Simple NN test implemented in Pytorch on laptop and Mac mini 2018

2023-02-17 ｜ Research ｜ #Words: 570 ｜中文原版

I tested the current laptop and Mac mini running 10 iterations of the simplest single-layer NN (with backpropagation) built using Pytorch, so that I will know what parameters to pay attention to when purchasing equipment in the future, but unfortunately not.

The first is the performance of each device:

	Dell Inspiron 7490	Mac mini 2018
CPU	i7 10510U 4C8T 2.30-4.90GHz	i5 8500B 6C6T 3.00-4.10GHz
Cache	8MB	9MB
Memory	16GB DDR3 2133MHz	32GB DDR4 2666MHz
Best GPU	MX250 4SM 384 CUDA Core 64-bit 2GB GDDR5	Intel® UHD Graphics 630 1.10 GHz

The following results are the best or middle values (if float range is large).
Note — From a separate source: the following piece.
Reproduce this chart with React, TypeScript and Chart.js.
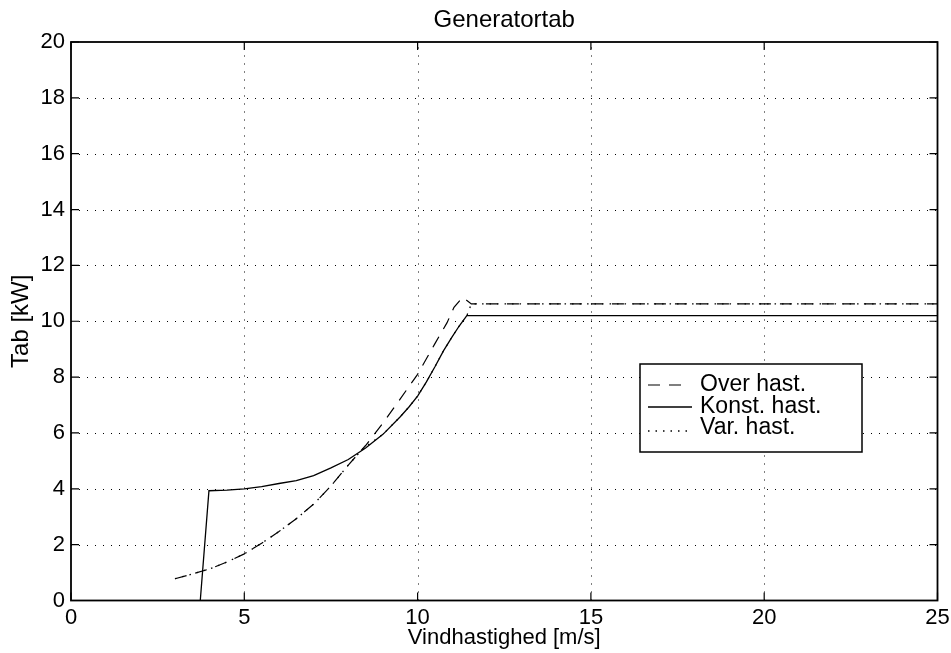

The only pity is that the iMac 5K was sold early, otherwise I can test the MPS acceleration results. Because Python’s MPS acceleration is only supported devices on Apple chips or equipped with AMD graphics cards.
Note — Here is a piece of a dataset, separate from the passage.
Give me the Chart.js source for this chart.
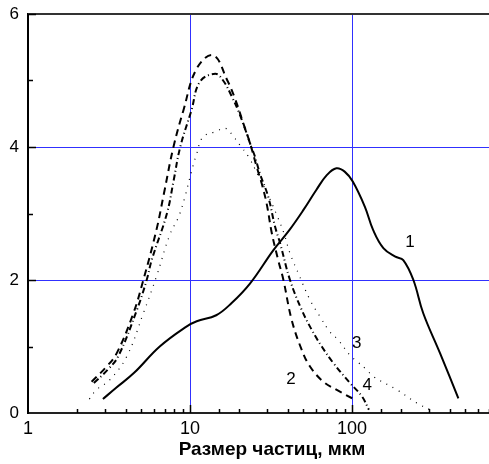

Dell Inspiron 7490 CPU	Dell Inspiron 7490 GPU	Mac mini 2018
123.15s	107.79s	87.94s

The most amazing thing is 8500B actually takes less time than the MX250 CUDA acceleration. Of course, it is high probability due to system. After all, Windows performance is indeed not very good.

In addition, memory bandwidth is really important (although size is also important). The bandwidth of MX250 is too small. The 64-bit GDDR5 bandwidth is 48GB/s. After increasing iteration and reducing learning speed, the CUDA calculation rate isn’t go up. The memory bandwidth of general consumer-grade graphics cards is sufficient, but the MX250 is positioned as a thin and light notebook.

This reminds me of the test I watched from other Running PyTorch on the M1 GPU, one of the data is RTX 3080 Laptop Slightly slower than RTX 2080Ti:

Pictures tested by others

The specs and results of each graphics card in the above picture are as follows:

	GTX 1080Ti	Titan V	RTX 2080Ti	RTX 3060 Laptop	RTX 3080 Laptop
Cuda Cores	3584	5120	4352	3840	6144
Graphic memory interface	352-bit	3072-bit	352-bit	192-bit	256-bit
Graphic memory rate (Gbps)	11	1.7	14	14	14
Graphic memory bandwidth (GB/s)	484	652.8	616	336	448
minutes/epoch	7.65	5.03	5.75	14.53	6.66

Because all GPU’s graphic memory is about 10 GiB, so I ignore it.

It may not shows something, so I only keep “Cuda Cores”, “Graphic Memory Bandwidth” and “Performance”. Because other parts are related to “Graphic Memory Bandwidth”:

something in data

You can see clearly that the performance of the training model is closely related to the memory bandwidth and the number of CUDA.

Notice the memory bandwidth are directly related with performance, the number of Cuda is not necessarily. Because except for GTX 1080 Ti, others have Tensor Cores which designed to calculate tensors. Nowadays, the performance of Tensor Core is much higher and effective, but in design, the number of Tensor Cores is proportional to Cuda Cores.

Of course, it’s better to know the floating point performance of GPU, which is more direct. I try to guess GPU because floating point performance on consumer GPUs is not that easy to find.